Toronto, ON (SportsNetwork.com) - Russell Martin's pinch-hit RBI single capped an eighth-inning rally that propelled the Toronto Blue Jays to a 3-1 victory over the New York Yankees.

All three Toronto runs came in the eighth against New York's usually dependable bullpen, with the final two a result of Martin's infield hit and an error by Yankees third baseman Chase Headley that enabled Edwin Encarnacion to score from second.

Encarnacion had tied the game earlier in the frame with a double off Dellin Betances.

The comeback rewarded R.A. Dickey (1-3) with his first win of the season after the knuckleballer held the Yankees to a run on three hits over eight sharp innings.

Chase Whitley scattered six hits and fanned six through seven scoreless frames for New York, which entered Monday's series opener having won six straight on the road and were 12-0 when leading after seven innings this season.

However, Chris Martin (0-1) surrendered back-to-back one-out singles to Josh Donaldson and Jose Bautista in the eighth prior to giving way to Betances, whose first pitch Encarnacion was hit in the air and landed just inside the left-field foul line to plate Donaldson and knot the score at 1-1.

"I don't think there's anything I really could have done differently.
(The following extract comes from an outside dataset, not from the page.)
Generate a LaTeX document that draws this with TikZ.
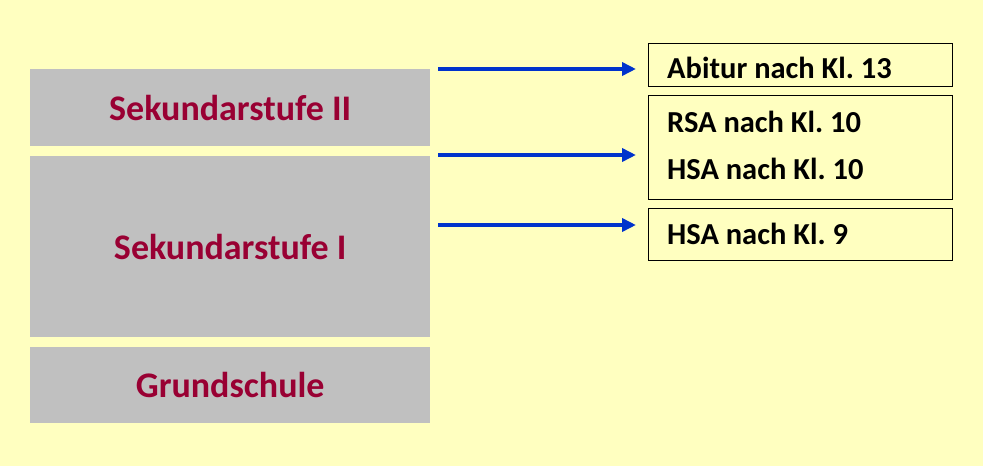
\documentclass[tikz,border=0pt]{standalone}
\usepackage{fontspec}
\setmainfont{Carlito}
\usepackage{xcolor}
\usepackage{tikz}
\usetikzlibrary{positioning,arrows.meta}
\frenchspacing

\definecolor{bgyellow}{HTML}{FFFFC0}
\definecolor{stufegray}{HTML}{C0C0C0}
\definecolor{stufered}{HTML}{990033}
\definecolor{arrowblue}{HTML}{0033CC}

\tikzset{
  stufe/.style={fill=stufegray, text=stufered, font=\fontsize{36}{40}\selectfont\bfseries,
    minimum width=400pt, anchor=north west, inner sep=0pt},
  abschluss/.style={draw=black, line width=0.8pt, minimum width=304pt, anchor=north west, inner sep=0pt},
  abtext/.style={font=\fontsize{30.5}{34}\selectfont\bfseries, anchor=base west, inner sep=0pt},
  pfeil/.style={-{Triangle[length=14pt,width=13pt]}, arrowblue, line width=3.5pt, shorten >=12pt}
}

\begin{document}
\begin{tikzpicture}[x=1pt,y=-1pt]
\fill[bgyellow] (0,0) rectangle (983,466);

% Stufen
\node[stufe, minimum height=77pt] (sek2) at (30,69) {Sekundarstufe II};
\node[stufe, minimum height=181pt] (sek1) at (30,156) {Sekundarstufe I};
\node[stufe, minimum height=76pt] (grund) at (30,347) {Grundschule};

% Abschluesse
\node[abschluss, minimum height=43pt] (abi) at (648,43) {};
\node[abschluss, minimum height=104pt] (rsa) at (648,95) {};
\node[abschluss, minimum height=52pt] (hsa) at (648,208) {};

\node[abtext] (abitext) at (667,78) {Abitur nach Kl. 13};
\node[abtext] (rsatext) at (667,132) {RSA nach Kl. 10};
\node[abtext] (hsa10text) at (667,179) {HSA nach Kl. 10};
\node[abtext] (hsa9text) at (667,244) {HSA nach Kl. 9};

% Pfeile
\coordinate (p1) at (438,69);
\coordinate (p2) at (438,155);
\coordinate (p3) at (438,225);
\draw[pfeil] (p1) -- (abi.west |- p1);
\draw[pfeil] (p2) -- (rsa.west |- p2);
\draw[pfeil] (p3) -- (hsa.west |- p3);
\end{tikzpicture}
\end{document}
They just found holes," Betances said.

After Kevin Pillar popped up, Martin hit a hard smash in which Headley made a diving stop but threw low, with the ball bouncing in front of first baseman Garrett Jones as both Bautista and a hustling Encarnacion crossed the plate.

"I'm not going to lie, when I saw (Headley) come up with that ball, I got a little nervous right there," said Martin of the play. "Fortunately, (Jones) didn't make the pick at first base, and we'll take it. We need things to go our way every once in a while."

Brett Cecil then relieved Dickey and retired the side in order in the ninth to notch his second save.

Dickey and Whitley had been locked into a scoreless duel that lasted until the seventh inning, which Carlos Beltran began with a double and was moved up a base on Stephen Drew's groundout. Two batters later, Jones hit a bouncer that deflected off Encarnacion's glove, slowing the ball down enough for Beltran to come home on the out.

Whitley kept it a 0-0 game by working out of a major jam in the sixth. The Blue Jays put two in scoring position with none out on a Devon Travis single and Donaldson's double to deep center, but the Yankee starter got Bautista to ground out harmlessly and came up with a big strikeout of Encarnacion before Pillar popped up to end the inning.

Toronto also threatened in the third courtesy of a Whitley throwing error that enabled Ezequiel Carrera to reach third on a one-out bunt. Travis then struck out, however, and Whitley retired Donaldson to strand the runner.

Dickey didn't record a single strikeout but had his knuckler working all throughout his best outing of the season. The veteran set down 16 of the first 18 New York hitters, permitting just one hit and a walk over that stretch.

"That's probably as good as I've seen him in three years," Blue Jays manager John Gibbons remarked.